AKC Group: Sporting
The English Cocker Spaniel dates back to the 1300s. They became divided into two types: land or water spaniels. In 1800, they were further divided into seven breeds: the Welsh springer, English Springer, Sussex, Clumber, Field, Irish Water and Cocker. Any spaniel weighing less than 25 pounds was considered a Cocker. The Cocker Spaniel (and all spaniels) were used to drive game towards the guns, but did not retrieve. Until 1892, Springer and Cocker Spaniels were considered the same breed. Then the Kennel Club of England stepped in and separated them which led them to be bred with different personalities. (Today, these two dogs differ greatly.) In 1940, the American and English Cocker Spaniel were deemed separate breeds. Personality-wise, they’re identical, but they have different faces and the English Cocker Spaniel is larger. The Cocker Spaniel was so named as they became prolific hunters of woodcock (once they were allowed to retrieve game). Their small size helped them in their pursuit.
Size: 14 to 17 inches; 25 to 35 pounds
Color: Black, liver, red, black and tan, liver and tan. Any of these colors against a white background. Particolored, ticked or roan patterned.
Life span: 12 to 15 years
Health problems: Hip dysplasia, progressive retinal atrophy, kidney disorders, deafness, cataracts. Allergies, seizures and thyroid issues have also been noted in some bloodlines.
The English Cocker Spaniel is a small, handsome, sturdy built dog with a gorgeous silky coat. Long, silky ears frame their sweet faces.
Cockers are eager, playful, cheerful dogs who give so much affection! They love to be around the ones they love. They can become too dependent and turn clingy, so you may have to teach him independence. A sensitive breed, they can be too shy and submissive. Socialize him to new people, situations and other animals to increase his confidence. Eager to please and intelligent, a Cocker is a breeze to train. Housebreaking may be a hassle and some Cockers love to bark. Cockers love kids, other companions and even strangers. Cockers can get possessive of their toys.
You’ll need to brush your Cocker every other day so his coat won’t mat and to keep his natural oils flowing so he looks sleek.
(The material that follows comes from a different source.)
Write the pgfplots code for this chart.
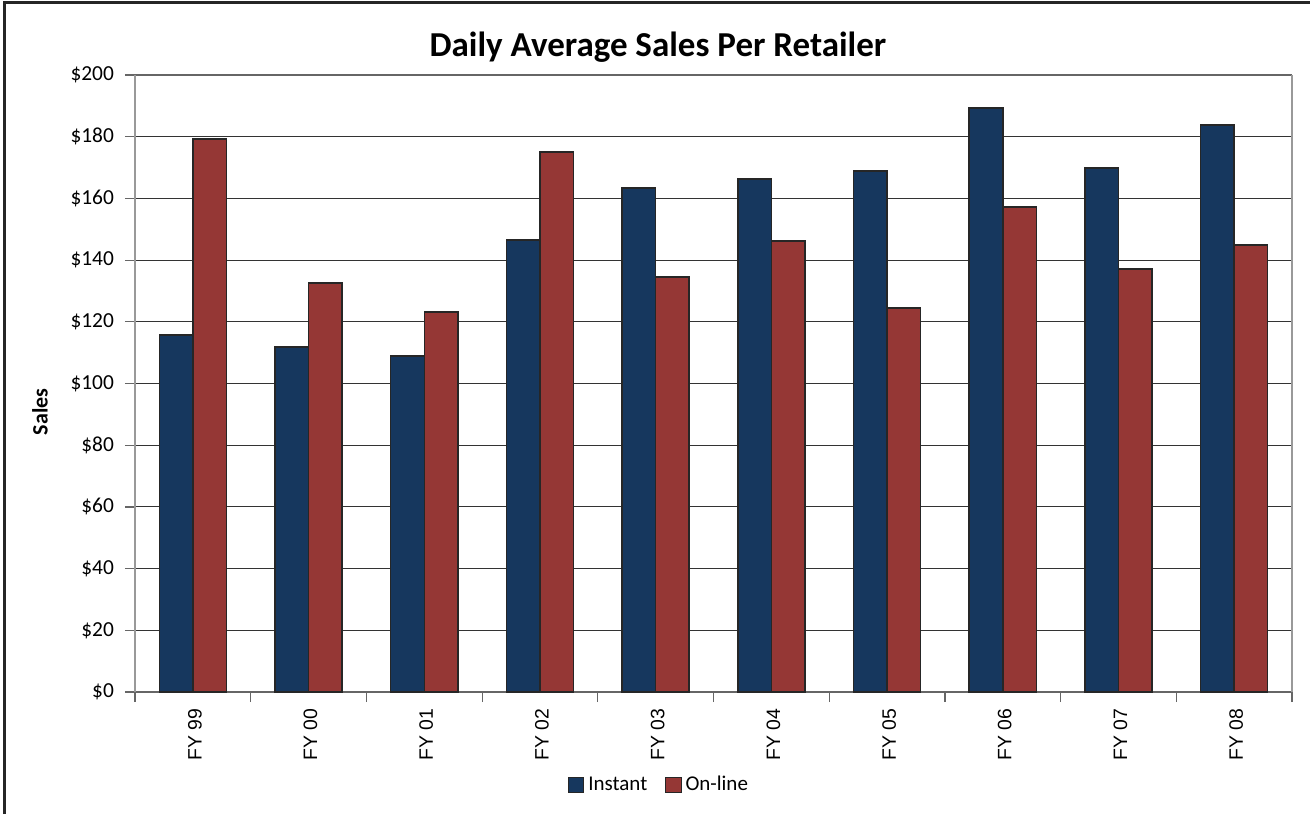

His coat may be clipped every few months. Check his ears often to ensure they’re clean and dry — look out for infections. Cockers tend to be naturally obedient. If you have a female Cocker, you may find she’s a bit more stubborn than a male Cocker. Cockers excel at competitive obedience training, so don’t shy away from this activity. They are sensitive dogs, so don’t be harsh. Once he’s grasped the basics, you can move on to elaborate tricks (and any kind of advanced competitions). They were bred to work. A Cocker does much better when his life has a purpose. If you’re going to take your Cocker hunting, you’ll find he’s the best darned trained dog in the world. There won’t be any need to talk, he can respond to a hand signal. If you hunt fowl (of any kind), this is the ideal dog for you.